Quick Plot: After a lethal virus outbreaks across the world, it's a race against time to find the source of the deadly disease and a vaccine to cure it.

Review: Like Real Steel, I got the chance to see a sequence from Contagion at the Big Screen event back in August but little did I know that it was in fact the opening scene. With an opening close up shot of Gwyneth Paltrow's character, quite like a documentary style shot, the audience already starts picking up on small details Soderbergh hasn't made obvious. Instead, he's very cleverly structured the length and angles of the first part of the film in a regular manner because you are automatically watching what everyone is touching, breathing onto, walking past, coming in contact with. Because you know what the film consists of (a virus) you're trying to out run it, even though it's fictional, you're doing it without realising. You're trying to work out who it's infected and who will die. Contagion is not your usual horror/sci fi, but to put it simply, it is. It's not a film where everything is made clear either, you're left with a few unanswered questions which is what makes the film so intriguing. As we are taken to the big and infected cities across the globe, the titles make clear the effect this virus is having on human kind. The more centralised characters, Damon, Cotillard and Winslet, each have their different roles in successfully causing us fear from having a member of the family die because of the virus to them self being infected and dying. The thrill of this horror is that people are continually dying and they are not miraculously coming back because they are 'one of the main characters'. It's unpredictable in a who dies sense, but as it's Soderbergh, you know the film isn't going to get pleasant.
With no blood, extreme language or sex, the film has a moderately low audience rating but that doesn't mean Contagion isn't one of the most frightening films of the year. With quotes from the film that were used in the fabulous trailer, 'Don't talk to anyone, don't touch anyone', 'it's figuring us out faster than we're figuring it out' and the not-so-scary-until-you-think-about-it 'the average person touches their face 3-5 times every waking minute...' this is not a completely fictional film. Then with the truly terrifying scenes of panic erupting across the globe, in supermarkets, pharmacies, burglaries, Contagion could easily be a news reel we see at home. The brilliant tag line 'No one is immune to fear' shows the society we live in today. As soon as a big impact on our every day occurs that cannot be explained, people panic, evidently worsening the effects.
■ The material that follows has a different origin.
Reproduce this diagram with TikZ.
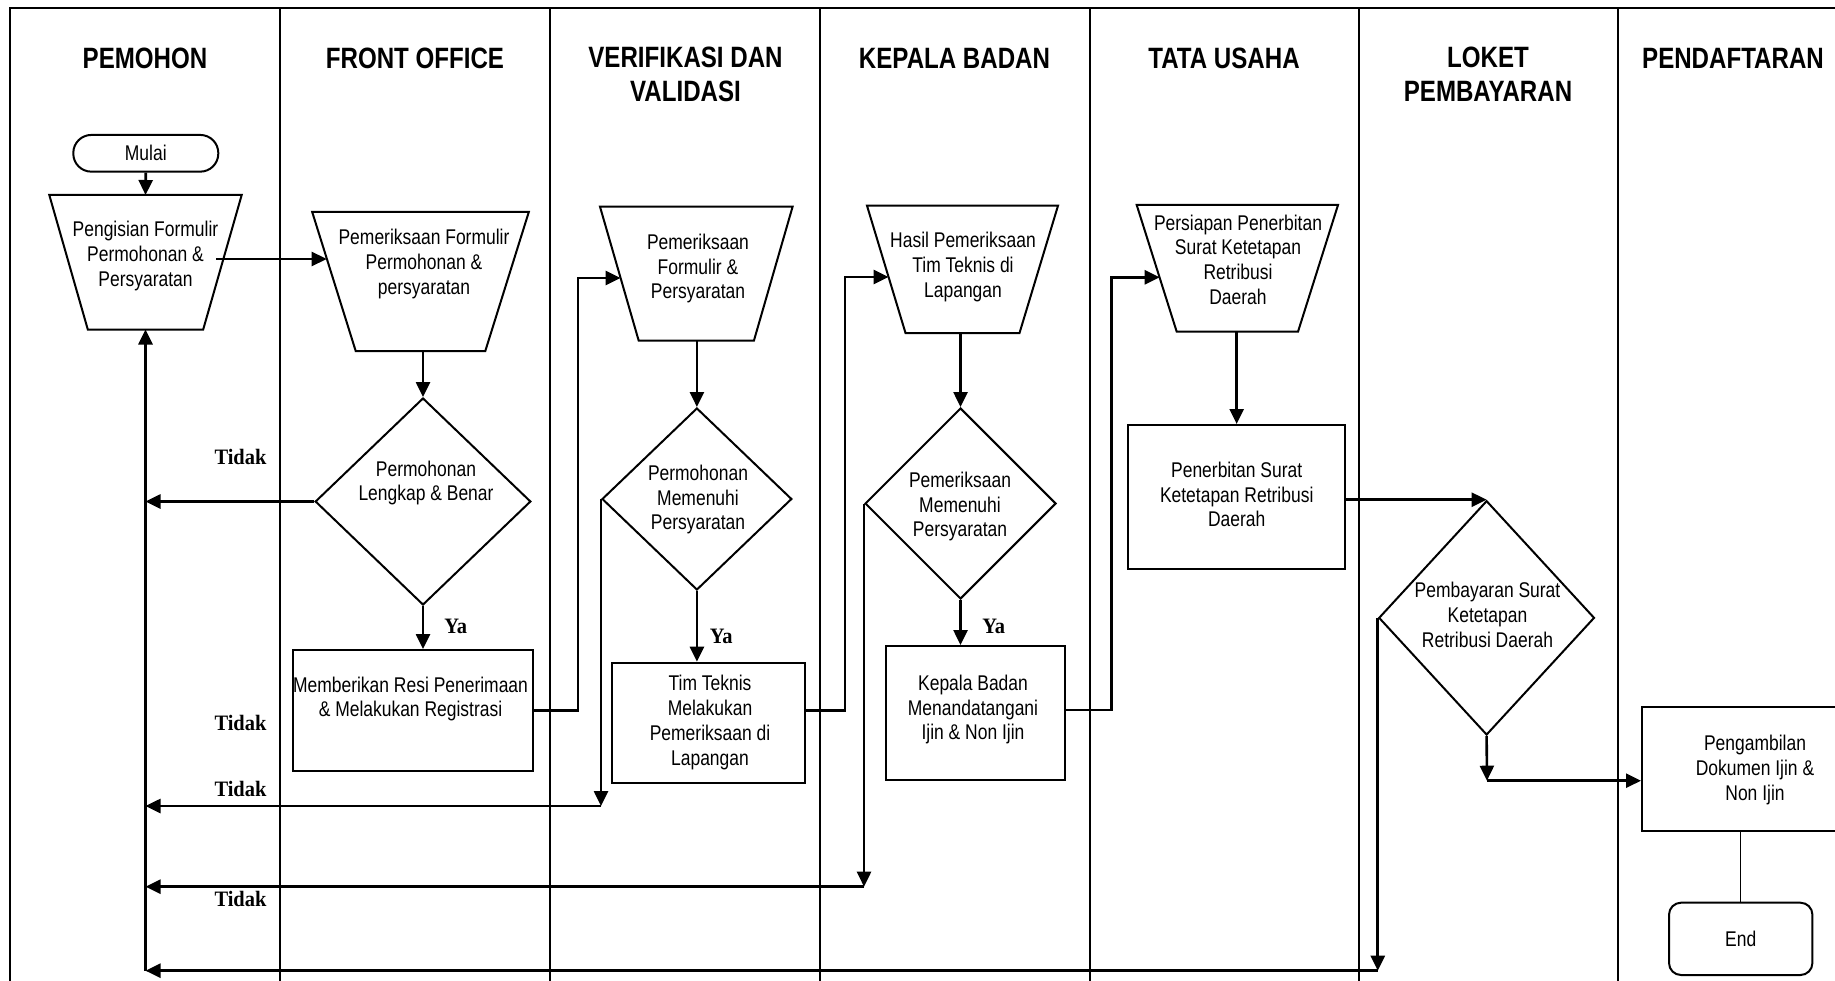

There's no surprise that the all star cast show their full talent on screen and it could be argued at that with the number of big names and thought out concept of Contagion that there is never enough screen time for any of the actors. Arguing back, there is enough for the film to be great based on their acting. As a regular joe, Damon doesn't have to fight, run away or kill anyone just as Winslet doesn't have to jump off a boat, fall in love or anything to show the extent that their acting can reach. The whole cast have individual roles in the world as the virus spreads, so they are each having to show different emotions and the dramatic impacts the virus has caused them. All as great as always, Winslet especially portrays the horrific truth about the virus, but it's the elegant Cotillard who steals it for me. Again, not having enough time as you hope for on screen, her character pieces together through CCTV (for us, flashbacks) of where the virus started and how it has travelled. She gracefully opens up your mind into the seriousness of the panic that is the world later on in the film and it scares you. Law and Fishburne have interesting roles and again make you realise how it's not only the virus that spreads quick, it's the fear.

With an undeniable fantastic ensemble, thought out concept and sense of realism, Contagion is frightening and powerfully captivating.